╭─ GIVEN INFORMATION

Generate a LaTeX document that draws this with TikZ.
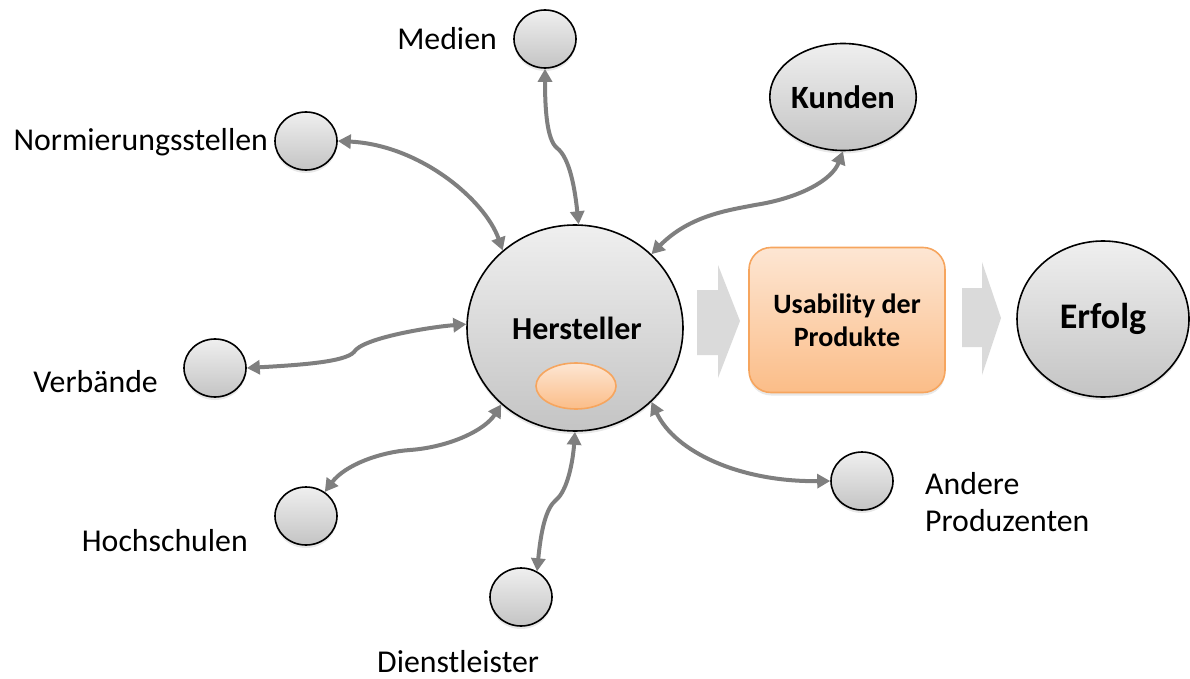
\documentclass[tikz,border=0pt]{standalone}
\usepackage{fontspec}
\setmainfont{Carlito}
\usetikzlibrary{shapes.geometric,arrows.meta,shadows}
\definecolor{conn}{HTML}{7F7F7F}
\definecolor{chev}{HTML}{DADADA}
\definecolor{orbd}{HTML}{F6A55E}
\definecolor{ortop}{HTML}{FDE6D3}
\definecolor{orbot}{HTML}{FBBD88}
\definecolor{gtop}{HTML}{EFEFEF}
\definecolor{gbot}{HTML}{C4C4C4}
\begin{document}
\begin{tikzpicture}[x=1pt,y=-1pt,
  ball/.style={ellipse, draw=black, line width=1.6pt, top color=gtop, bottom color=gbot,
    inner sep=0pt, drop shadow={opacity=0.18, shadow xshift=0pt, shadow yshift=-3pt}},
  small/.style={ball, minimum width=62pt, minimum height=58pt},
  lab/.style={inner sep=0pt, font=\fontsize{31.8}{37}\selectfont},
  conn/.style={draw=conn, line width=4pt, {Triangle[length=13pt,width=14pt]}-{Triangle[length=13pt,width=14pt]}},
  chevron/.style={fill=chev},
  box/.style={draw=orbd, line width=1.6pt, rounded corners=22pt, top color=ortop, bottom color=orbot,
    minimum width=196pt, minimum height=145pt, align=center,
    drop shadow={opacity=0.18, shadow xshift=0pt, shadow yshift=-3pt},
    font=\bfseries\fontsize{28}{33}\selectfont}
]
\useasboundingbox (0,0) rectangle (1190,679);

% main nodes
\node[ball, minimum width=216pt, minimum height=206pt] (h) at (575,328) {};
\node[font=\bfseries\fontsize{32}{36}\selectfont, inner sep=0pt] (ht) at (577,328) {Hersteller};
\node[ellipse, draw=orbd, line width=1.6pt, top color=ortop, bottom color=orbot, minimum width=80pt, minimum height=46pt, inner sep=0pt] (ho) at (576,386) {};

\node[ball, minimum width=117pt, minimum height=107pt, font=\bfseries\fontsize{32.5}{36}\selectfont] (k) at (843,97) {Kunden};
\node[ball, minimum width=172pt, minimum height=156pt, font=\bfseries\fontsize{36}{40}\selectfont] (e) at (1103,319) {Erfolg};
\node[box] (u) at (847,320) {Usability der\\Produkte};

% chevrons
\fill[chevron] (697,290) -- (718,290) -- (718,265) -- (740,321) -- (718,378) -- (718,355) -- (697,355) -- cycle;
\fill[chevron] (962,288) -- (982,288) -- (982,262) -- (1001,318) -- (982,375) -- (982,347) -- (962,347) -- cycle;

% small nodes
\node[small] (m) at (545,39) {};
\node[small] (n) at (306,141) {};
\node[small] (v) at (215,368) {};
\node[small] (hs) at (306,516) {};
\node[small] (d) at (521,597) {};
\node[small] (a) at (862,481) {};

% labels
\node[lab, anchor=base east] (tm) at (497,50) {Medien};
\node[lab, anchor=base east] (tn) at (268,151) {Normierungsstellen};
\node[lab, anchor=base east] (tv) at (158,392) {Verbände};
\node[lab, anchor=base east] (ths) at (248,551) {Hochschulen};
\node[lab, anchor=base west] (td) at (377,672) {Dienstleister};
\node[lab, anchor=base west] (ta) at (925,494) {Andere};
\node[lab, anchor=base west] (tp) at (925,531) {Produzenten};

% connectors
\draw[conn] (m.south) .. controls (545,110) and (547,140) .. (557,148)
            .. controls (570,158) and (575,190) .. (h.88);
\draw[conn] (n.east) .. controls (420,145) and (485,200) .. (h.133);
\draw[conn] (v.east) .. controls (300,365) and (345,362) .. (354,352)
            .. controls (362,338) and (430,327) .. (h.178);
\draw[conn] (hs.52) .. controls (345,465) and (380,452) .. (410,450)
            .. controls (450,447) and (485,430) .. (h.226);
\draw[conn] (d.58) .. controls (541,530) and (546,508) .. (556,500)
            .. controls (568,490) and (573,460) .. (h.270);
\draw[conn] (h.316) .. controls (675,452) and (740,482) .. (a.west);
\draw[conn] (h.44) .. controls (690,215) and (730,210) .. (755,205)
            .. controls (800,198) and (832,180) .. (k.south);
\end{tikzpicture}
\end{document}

╰─

Without the pictures, please reproduce each line of the listing above exactly, from the first one through the line bearing "(a) at (862,481)".

_ANSWER IN FULL_.
Generate a LaTeX document that draws this with TikZ.
\documentclass[tikz,border=0pt]{standalone}
\usepackage{fontspec}
\setmainfont{Carlito}
\usetikzlibrary{shapes.geometric,arrows.meta,shadows}
\definecolor{conn}{HTML}{7F7F7F}
\definecolor{chev}{HTML}{DADADA}
\definecolor{orbd}{HTML}{F6A55E}
\definecolor{ortop}{HTML}{FDE6D3}
\definecolor{orbot}{HTML}{FBBD88}
\definecolor{gtop}{HTML}{EFEFEF}
\definecolor{gbot}{HTML}{C4C4C4}
\begin{document}
\begin{tikzpicture}[x=1pt,y=-1pt,
  ball/.style={ellipse, draw=black, line width=1.6pt, top color=gtop, bottom color=gbot,
    inner sep=0pt, drop shadow={opacity=0.18, shadow xshift=0pt, shadow yshift=-3pt}},
  small/.style={ball, minimum width=62pt, minimum height=58pt},
  lab/.style={inner sep=0pt, font=\fontsize{31.8}{37}\selectfont},
  conn/.style={draw=conn, line width=4pt, {Triangle[length=13pt,width=14pt]}-{Triangle[length=13pt,width=14pt]}},
  chevron/.style={fill=chev},
  box/.style={draw=orbd, line width=1.6pt, rounded corners=22pt, top color=ortop, bottom color=orbot,
    minimum width=196pt, minimum height=145pt, align=center,
    drop shadow={opacity=0.18, shadow xshift=0pt, shadow yshift=-3pt},
    font=\bfseries\fontsize{28}{33}\selectfont}
]
\useasboundingbox (0,0) rectangle (1190,679);

% main nodes
\node[ball, minimum width=216pt, minimum height=206pt] (h) at (575,328) {};
\node[font=\bfseries\fontsize{32}{36}\selectfont, inner sep=0pt] (ht) at (577,328) {Hersteller};
\node[ellipse, draw=orbd, line width=1.6pt, top color=ortop, bottom color=orbot, minimum width=80pt, minimum height=46pt, inner sep=0pt] (ho) at (576,386) {};

\node[ball, minimum width=117pt, minimum height=107pt, font=\bfseries\fontsize{32.5}{36}\selectfont] (k) at (843,97) {Kunden};
\node[ball, minimum width=172pt, minimum height=156pt, font=\bfseries\fontsize{36}{40}\selectfont] (e) at (1103,319) {Erfolg};
\node[box] (u) at (847,320) {Usability der\\Produkte};

% chevrons
\fill[chevron] (697,290) -- (718,290) -- (718,265) -- (740,321) -- (718,378) -- (718,355) -- (697,355) -- cycle;
\fill[chevron] (962,288) -- (982,288) -- (982,262) -- (1001,318) -- (982,375) -- (982,347) -- (962,347) -- cycle;

% small nodes
\node[small] (m) at (545,39) {};
\node[small] (n) at (306,141) {};
\node[small] (v) at (215,368) {};
\node[small] (hs) at (306,516) {};
\node[small] (d) at (521,597) {};
\node[small] (a) at (862,481) {};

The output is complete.